Start Entries provided

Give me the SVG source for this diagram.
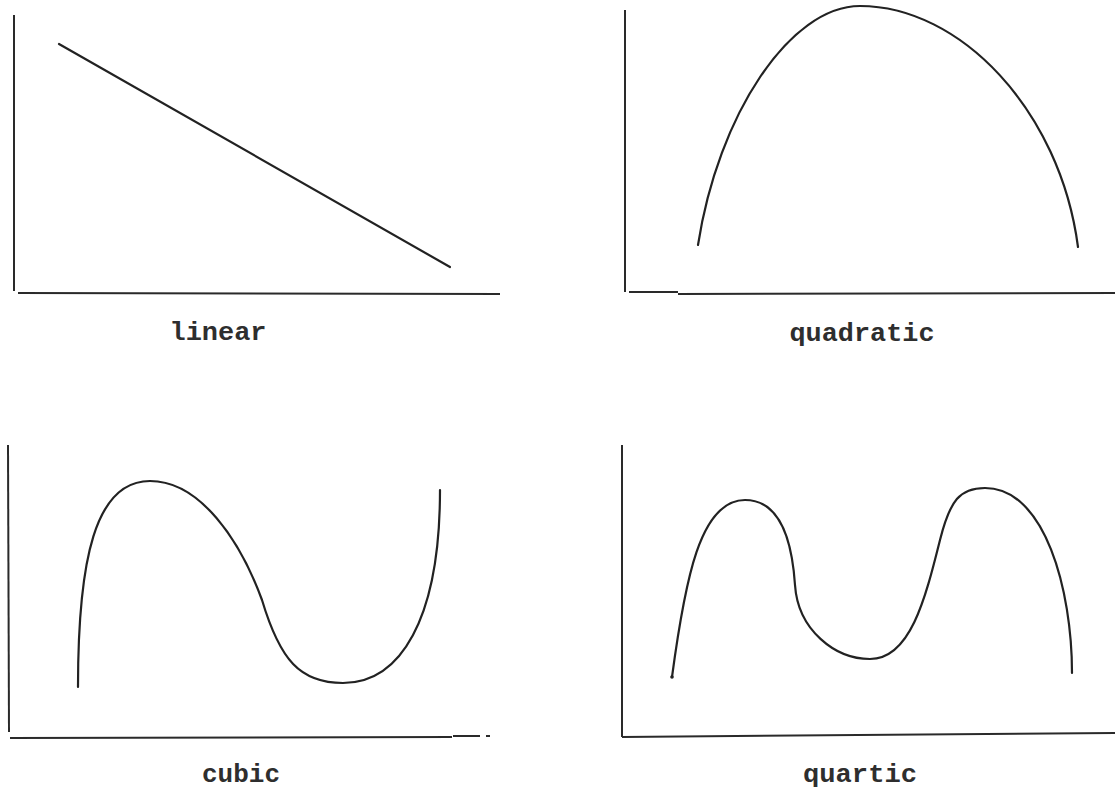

End Entries provided
Start Entries provided

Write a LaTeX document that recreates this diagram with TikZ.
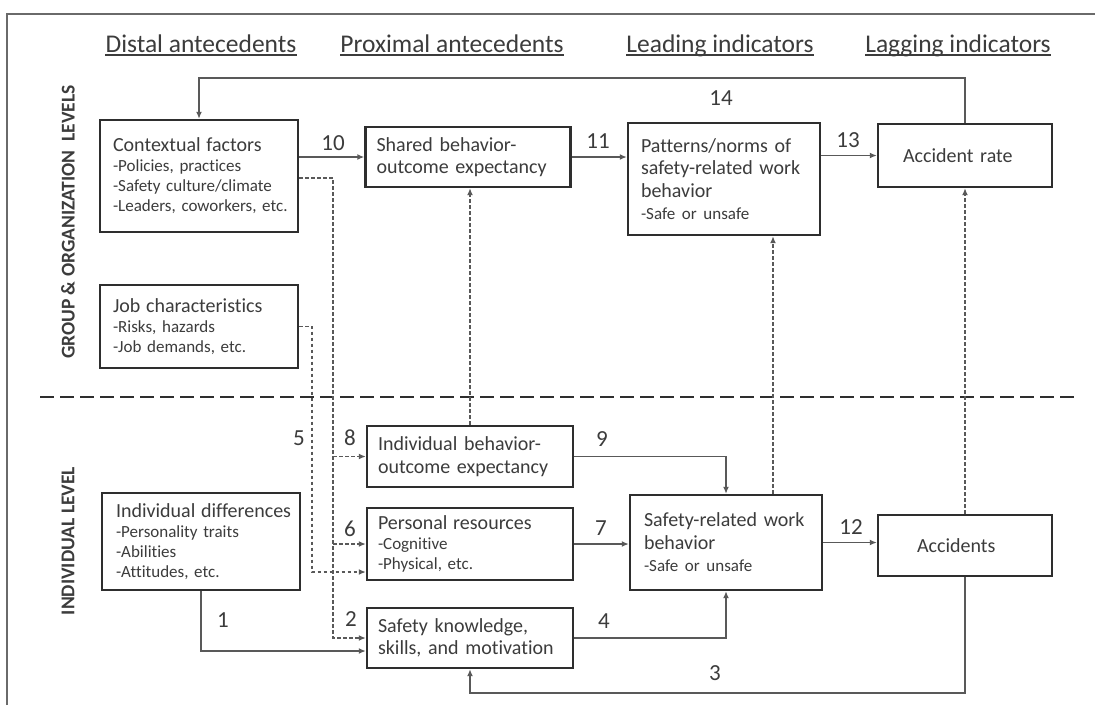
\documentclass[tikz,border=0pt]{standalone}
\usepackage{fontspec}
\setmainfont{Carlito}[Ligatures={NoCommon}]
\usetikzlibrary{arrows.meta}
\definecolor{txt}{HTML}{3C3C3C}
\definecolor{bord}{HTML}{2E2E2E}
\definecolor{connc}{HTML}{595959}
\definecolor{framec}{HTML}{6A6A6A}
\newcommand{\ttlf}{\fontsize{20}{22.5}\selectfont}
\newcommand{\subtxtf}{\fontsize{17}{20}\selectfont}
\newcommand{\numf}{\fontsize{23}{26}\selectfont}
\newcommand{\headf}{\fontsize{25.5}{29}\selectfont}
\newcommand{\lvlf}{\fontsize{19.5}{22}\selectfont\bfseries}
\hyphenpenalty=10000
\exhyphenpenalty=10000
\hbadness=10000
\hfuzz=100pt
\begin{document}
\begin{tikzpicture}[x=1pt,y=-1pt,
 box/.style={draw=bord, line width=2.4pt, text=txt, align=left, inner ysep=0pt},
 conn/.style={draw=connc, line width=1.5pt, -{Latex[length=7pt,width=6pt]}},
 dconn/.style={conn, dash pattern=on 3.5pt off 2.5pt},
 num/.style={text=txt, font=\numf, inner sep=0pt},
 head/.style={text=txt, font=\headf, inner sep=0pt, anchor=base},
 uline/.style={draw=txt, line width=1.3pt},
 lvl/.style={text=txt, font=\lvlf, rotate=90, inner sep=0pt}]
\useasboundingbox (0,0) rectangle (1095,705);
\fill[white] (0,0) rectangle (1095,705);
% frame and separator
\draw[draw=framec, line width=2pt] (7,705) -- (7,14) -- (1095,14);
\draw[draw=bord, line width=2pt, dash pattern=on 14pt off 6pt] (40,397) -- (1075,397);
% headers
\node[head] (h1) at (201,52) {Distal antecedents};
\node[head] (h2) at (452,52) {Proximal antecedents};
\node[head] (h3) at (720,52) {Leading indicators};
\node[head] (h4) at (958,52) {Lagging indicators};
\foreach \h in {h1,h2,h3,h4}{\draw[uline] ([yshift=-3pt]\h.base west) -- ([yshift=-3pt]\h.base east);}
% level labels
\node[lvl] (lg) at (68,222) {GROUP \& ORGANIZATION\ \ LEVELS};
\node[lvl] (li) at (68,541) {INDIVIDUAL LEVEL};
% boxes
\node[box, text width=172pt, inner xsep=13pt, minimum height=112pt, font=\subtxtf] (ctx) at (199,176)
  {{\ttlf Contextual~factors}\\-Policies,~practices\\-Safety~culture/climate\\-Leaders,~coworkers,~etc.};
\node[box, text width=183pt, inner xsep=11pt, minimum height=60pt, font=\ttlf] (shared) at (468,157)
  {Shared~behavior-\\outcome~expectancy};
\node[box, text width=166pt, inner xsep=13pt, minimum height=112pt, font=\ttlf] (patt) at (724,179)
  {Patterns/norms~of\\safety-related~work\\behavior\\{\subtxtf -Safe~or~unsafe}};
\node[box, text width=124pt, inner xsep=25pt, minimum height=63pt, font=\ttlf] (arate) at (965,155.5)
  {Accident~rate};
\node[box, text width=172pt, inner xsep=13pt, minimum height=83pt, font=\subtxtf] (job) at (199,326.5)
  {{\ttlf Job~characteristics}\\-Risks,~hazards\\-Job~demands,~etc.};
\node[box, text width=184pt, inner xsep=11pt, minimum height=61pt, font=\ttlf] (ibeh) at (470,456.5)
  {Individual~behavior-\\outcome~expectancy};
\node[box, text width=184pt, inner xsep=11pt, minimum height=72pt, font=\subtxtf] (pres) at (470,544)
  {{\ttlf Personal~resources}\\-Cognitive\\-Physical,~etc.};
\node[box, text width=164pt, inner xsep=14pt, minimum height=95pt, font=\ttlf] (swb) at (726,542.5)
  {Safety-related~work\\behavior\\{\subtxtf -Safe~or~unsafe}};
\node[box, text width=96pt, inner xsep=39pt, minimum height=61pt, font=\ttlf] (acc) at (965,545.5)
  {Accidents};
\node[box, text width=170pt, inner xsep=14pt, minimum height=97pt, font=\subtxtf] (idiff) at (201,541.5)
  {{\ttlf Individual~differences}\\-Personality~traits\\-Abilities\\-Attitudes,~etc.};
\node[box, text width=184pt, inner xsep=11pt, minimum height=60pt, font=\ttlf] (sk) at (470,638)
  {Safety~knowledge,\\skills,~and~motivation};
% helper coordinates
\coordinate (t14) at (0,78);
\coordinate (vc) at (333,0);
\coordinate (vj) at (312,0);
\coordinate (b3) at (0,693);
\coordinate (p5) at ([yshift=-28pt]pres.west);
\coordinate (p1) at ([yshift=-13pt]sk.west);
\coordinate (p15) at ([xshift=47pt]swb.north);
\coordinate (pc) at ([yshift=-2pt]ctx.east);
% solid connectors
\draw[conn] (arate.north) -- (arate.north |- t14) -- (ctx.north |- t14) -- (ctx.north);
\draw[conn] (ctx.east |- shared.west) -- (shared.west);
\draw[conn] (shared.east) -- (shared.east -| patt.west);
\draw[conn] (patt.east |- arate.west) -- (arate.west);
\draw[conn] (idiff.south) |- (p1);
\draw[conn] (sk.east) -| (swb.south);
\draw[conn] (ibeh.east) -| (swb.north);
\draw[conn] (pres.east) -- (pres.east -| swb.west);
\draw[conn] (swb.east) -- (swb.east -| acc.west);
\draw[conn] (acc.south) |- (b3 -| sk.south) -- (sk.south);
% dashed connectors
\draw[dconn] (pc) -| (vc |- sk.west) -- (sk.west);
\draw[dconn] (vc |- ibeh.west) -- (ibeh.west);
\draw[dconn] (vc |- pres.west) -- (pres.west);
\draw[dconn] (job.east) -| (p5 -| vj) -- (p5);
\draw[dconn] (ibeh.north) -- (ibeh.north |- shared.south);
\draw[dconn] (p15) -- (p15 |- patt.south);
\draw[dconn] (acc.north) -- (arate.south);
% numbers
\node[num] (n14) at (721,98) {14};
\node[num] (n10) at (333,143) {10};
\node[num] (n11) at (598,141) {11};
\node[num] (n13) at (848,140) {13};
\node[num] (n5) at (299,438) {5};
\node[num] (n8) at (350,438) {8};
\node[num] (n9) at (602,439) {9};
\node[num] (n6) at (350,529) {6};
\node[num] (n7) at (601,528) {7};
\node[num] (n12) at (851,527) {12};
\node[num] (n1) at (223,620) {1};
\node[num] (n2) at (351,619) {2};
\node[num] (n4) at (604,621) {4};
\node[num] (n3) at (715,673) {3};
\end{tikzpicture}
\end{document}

End Entries provided

* [Task description]
Where a line contains the string "this", extract that line.

* [Right answer]
Give me the SVG source for this diagram.
Write a LaTeX document that recreates this diagram with TikZ.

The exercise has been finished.